Defendants still state their innocence. The Court still is refusing to acknowledge that this case could NOT be brought to trial legally. There was no basis for indictment OR conviction.
We were threatened NOT to go to the media with “10 years in prison and $250,000 fine.” Yet, the Government smeared the indictment all over the local and Richmond paper. This truly is a case of double standards and gross violation of Constitutional Rights.

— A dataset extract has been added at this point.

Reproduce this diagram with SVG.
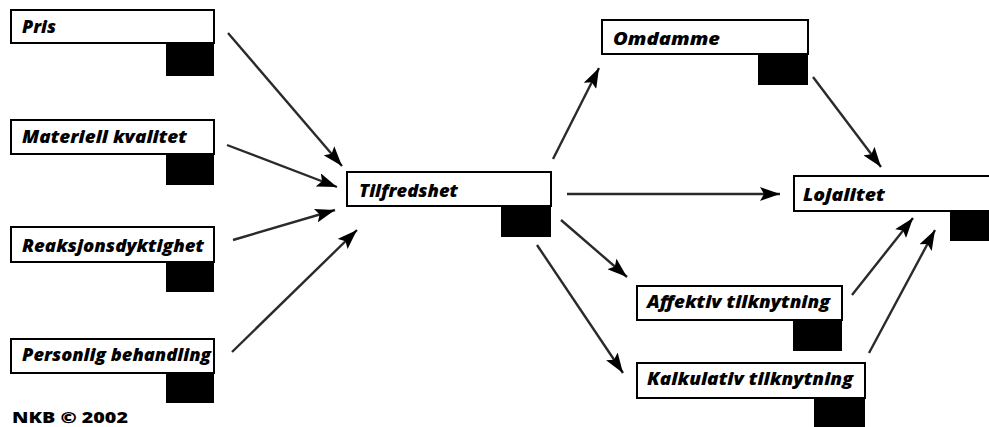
<svg xmlns="http://www.w3.org/2000/svg" width="989" height="427" viewBox="0 0 989 427">
  <style>
    .box { fill: #ffffff; stroke: #000000; stroke-width: 2; }
    .tab { fill: #000000; }
    .label { font-family: "Open Sans", "Liberation Sans", sans-serif; font-weight: 800; font-style: italic; font-size: 18px; fill: #000000; }
    .credit { font-family: "Open Sans", "Liberation Sans", sans-serif; font-weight: 800; font-size: 15px; fill: #000000; }
    .link { stroke: #2a2a2a; stroke-width: 2.4; fill: none; marker-end: url(#head); }
  </style>
  <defs>
    <marker id="head" markerUnits="userSpaceOnUse" markerWidth="22" markerHeight="14" refX="20" refY="7" orient="auto">
      <path d="M0,0 L20,7 L0,14 L4,7 Z" fill="#000000"/>
    </marker>
  </defs>

  <rect width="989" height="427" fill="#ffffff"/>

  <g id="connectors">
    <line class="link" x1="228" y1="33" x2="342" y2="166"/>
    <line class="link" x1="227" y1="145" x2="337" y2="187"/>
    <line class="link" x1="233" y1="240" x2="335" y2="210"/>
    <line class="link" x1="232" y1="352" x2="357" y2="230"/>
    <line class="link" x1="553" y1="159" x2="599" y2="68"/>
    <line class="link" x1="567" y1="194" x2="780" y2="194"/>
    <line class="link" x1="561" y1="220" x2="627" y2="277"/>
    <line class="link" x1="537" y1="245" x2="623" y2="373"/>
    <line class="link" x1="813" y1="77" x2="881" y2="167"/>
    <line class="link" x1="852" y1="295" x2="913" y2="218"/>
    <line class="link" x1="869" y1="353" x2="935" y2="230"/>
  </g>

  <g id="pris">
    <rect class="box" x="11" y="10" width="203" height="33"/>
    <rect class="tab" x="166" y="43" width="48" height="33"/>
    <text class="label" x="22" y="33">Pris</text>
  </g>

  <g id="materiell-kvalitet">
    <rect class="box" x="11" y="120" width="203" height="34"/>
    <rect class="tab" x="166" y="154" width="48" height="31"/>
    <text class="label" x="22" y="143" textLength="165" lengthAdjust="spacingAndGlyphs">Materiell kvalitet</text>
  </g>

  <g id="reaksjonsdyktighet">
    <rect class="box" x="11" y="227" width="203" height="35"/>
    <rect class="tab" x="166" y="262" width="48" height="30"/>
    <text class="label" x="22" y="252" textLength="182" lengthAdjust="spacingAndGlyphs">Reaksjonsdyktighet</text>
  </g>

  <g id="personlig-behandling">
    <rect class="box" x="11" y="339" width="203" height="34"/>
    <rect class="tab" x="166" y="373" width="48" height="30"/>
    <text class="label" x="22" y="361" textLength="189" lengthAdjust="spacingAndGlyphs">Personlig behandling</text>
  </g>

  <g id="tilfredshet">
    <rect class="box" x="347" y="172" width="204" height="34"/>
    <rect class="tab" x="501" y="206" width="50" height="31"/>
    <text class="label" x="359" y="197" textLength="99" lengthAdjust="spacingAndGlyphs">Tilfredshet</text>
  </g>

  <g id="omdamme">
    <rect class="box" x="602" y="20" width="206" height="34"/>
    <rect class="tab" x="758" y="54" width="50" height="31"/>
    <text class="label" x="613" y="45" textLength="107" lengthAdjust="spacingAndGlyphs">Omdamme</text>
  </g>

  <g id="lojalitet">
    <rect class="box" x="794" y="176" width="210" height="35"/>
    <rect class="tab" x="950" y="211" width="45" height="30"/>
    <text class="label" x="803" y="201" textLength="82" lengthAdjust="spacingAndGlyphs">Lojalitet</text>
  </g>

  <g id="affektiv-tilknytning">
    <rect class="box" x="637" y="286" width="205" height="34"/>
    <rect class="tab" x="793" y="320" width="49" height="31"/>
    <text class="label" x="647" y="308" textLength="183" lengthAdjust="spacingAndGlyphs">Affektiv tilknytning</text>
  </g>

  <g id="kalkulativ-tilknytning">
    <rect class="box" x="637" y="363" width="228" height="35"/>
    <rect class="tab" x="814" y="398" width="51" height="32"/>
    <text class="label" x="647" y="385" textLength="206" lengthAdjust="spacingAndGlyphs">Kalkulativ tilknytning</text>
  </g>

  <text class="credit" x="12" y="423" textLength="116" lengthAdjust="spacingAndGlyphs">NKB © 2002</text>
</svg>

Case 3:07CR040, US District Ct-Eastern Dist. VA-Richmond (2007): There are documents to PROVE innocence, but Defendants were never given an opportunity to dispute misrepresented evidence. A representative payee is in charge of either current needs or “investing” in “future needs” … what better investment than Veteran’s HOME where he keeps his most treasured items and where he has always returned … UNTIL the Government stripped him of EVERYTHING. Where is the Justice in this case?